As aulas serão realizadas de segunda à sexta-feira, das 14h às 18h, no Forte de Santo Antônio Além do Carmo. Um dos módulos do curso será dado por Maurício José Teixeira, o Mestre Louro, que vai tratar de capoeira e inclusão. "Vou levar o educador-capoeirista a refletir sobre a inclusão das pessoas portadoras de necessidades especiais, para que todos sejam acolhidos no jogo", diz o mestre. Maurício é professor de capoeira da APAE – Associação de Pais e Amigos dos Excepcionais e implantou a capoeira no currículo da instituição. "Tenho cerca de 200 alunos com Síndrome de Down que jogam capoeira respeitando sua formação física e corporal", afirma o Mestre.

"Além de formar capoeiristas-educadores, o curso pretende também, motivar políticas públicas voltadas para a valorização da ancestralidade, propiciando o reconhecimento e a valorização do patrimônio material e imaterial incluindo manifestações, feiras, festas, celebrações, lugares, saberes e fazeres, que funcionam como princípios para a construção da identidade, auto-estima e convivência solidária", explica o Secretário de Cultura, Márcio Meirelles. "Esta é uma política de fundamental relevância no sentido de se re-configurar outras formas de educação e de relações entre negros e não negros, compreendendo que, historicamente, os dispositivos jurídicos para o povo negro impediram a cidadania plena e o acesso aos bens sociais em nosso país", complementa o Secretário.
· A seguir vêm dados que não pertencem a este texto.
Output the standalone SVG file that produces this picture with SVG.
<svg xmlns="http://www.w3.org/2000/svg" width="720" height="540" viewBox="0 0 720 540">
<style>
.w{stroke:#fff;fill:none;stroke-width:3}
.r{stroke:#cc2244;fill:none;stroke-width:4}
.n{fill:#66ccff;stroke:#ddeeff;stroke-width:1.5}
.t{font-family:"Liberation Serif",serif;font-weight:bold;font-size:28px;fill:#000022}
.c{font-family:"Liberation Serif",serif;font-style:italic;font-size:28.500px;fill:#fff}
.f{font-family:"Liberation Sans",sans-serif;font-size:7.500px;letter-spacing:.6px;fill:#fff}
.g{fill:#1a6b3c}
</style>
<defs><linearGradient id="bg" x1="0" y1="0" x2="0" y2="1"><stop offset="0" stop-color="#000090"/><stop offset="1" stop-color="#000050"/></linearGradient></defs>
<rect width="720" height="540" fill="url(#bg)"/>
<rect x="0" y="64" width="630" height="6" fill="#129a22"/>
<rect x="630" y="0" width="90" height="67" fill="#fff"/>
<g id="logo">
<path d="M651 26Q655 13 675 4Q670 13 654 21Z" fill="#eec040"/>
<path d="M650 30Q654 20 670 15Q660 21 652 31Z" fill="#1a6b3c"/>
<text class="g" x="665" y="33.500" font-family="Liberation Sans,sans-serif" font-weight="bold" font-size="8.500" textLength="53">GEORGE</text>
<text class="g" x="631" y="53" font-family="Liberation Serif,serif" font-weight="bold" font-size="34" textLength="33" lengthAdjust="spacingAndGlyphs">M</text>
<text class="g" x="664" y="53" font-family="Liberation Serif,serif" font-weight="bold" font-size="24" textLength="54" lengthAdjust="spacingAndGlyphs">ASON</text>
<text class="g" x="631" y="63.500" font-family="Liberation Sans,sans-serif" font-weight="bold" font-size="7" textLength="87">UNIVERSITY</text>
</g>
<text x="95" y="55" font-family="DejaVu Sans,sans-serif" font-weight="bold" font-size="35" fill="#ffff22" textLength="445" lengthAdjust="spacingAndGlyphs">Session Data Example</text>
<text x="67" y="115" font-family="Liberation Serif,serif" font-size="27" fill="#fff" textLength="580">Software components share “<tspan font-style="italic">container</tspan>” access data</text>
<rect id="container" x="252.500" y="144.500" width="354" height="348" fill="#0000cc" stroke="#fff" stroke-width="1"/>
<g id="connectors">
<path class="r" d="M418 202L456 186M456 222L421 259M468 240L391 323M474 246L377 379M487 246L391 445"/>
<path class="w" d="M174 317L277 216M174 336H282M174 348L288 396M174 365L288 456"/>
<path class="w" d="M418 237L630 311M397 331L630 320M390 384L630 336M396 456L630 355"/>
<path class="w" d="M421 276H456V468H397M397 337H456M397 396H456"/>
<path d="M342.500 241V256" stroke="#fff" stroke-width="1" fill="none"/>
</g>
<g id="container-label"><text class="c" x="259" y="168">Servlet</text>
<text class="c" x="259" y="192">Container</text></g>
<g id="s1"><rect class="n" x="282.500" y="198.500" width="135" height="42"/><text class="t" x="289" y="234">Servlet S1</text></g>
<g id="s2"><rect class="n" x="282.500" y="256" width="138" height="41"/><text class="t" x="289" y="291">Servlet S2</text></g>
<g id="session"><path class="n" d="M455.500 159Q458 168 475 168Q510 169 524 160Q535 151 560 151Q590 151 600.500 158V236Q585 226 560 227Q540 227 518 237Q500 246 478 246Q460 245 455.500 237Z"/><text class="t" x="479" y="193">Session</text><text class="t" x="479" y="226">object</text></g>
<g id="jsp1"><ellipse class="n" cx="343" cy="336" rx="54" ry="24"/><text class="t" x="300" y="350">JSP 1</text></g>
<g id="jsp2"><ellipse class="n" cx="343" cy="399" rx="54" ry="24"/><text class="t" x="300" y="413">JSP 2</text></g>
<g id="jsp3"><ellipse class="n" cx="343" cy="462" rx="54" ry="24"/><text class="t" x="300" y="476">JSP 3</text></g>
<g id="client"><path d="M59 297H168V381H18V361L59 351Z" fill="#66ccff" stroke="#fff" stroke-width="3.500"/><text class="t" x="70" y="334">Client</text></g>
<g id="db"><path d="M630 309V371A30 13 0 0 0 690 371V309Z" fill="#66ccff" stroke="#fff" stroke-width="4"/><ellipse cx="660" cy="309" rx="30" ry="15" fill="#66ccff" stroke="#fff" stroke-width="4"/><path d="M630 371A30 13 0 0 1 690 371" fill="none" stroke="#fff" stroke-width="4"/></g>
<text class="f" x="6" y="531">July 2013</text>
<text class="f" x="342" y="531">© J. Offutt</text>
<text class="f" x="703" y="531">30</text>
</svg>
De acordo com o Iphan – Instituto do Patrimônio Histórico e Artístico Nacional / Ministério da Cultura, a capoeira é considerada patrimônio imaterial do Brasil, e tem a Bahia como lugar de origem e simbólico dessa manifestação cultural. Além disso, a capoeira é tombada como patrimônio baiano pelo Estado através do Ipac – Instituto do Patrimônio Artístico e Cultural.

Palestrante

Fátima Freire Dowbor trabalhou como educadora em diversos países e, ainda adolescente, acompanhou seus pais, Elza e Paulo Freire, no exílio. Formada em Pedagogia pela PUC de São Paulo, Filosofia pela Universidade de Coimbra (Portugal), Psicopedagogia pelo Instituto Jean Jacques Rousseau (Suíça), Línguas Romanas pela Universidade de Varsóvia (Polônia) e Mestrado em Semiótica (PUC/SP), Fátima foi coordenadora pedagógica de inúmeros colégios em São Paulo. A educadora é membro do Instituto Paulo Freire, trabalha em consultoria pedagógica em várias instituições e realiza palestras em congressos e encontros nacionais e internacionais.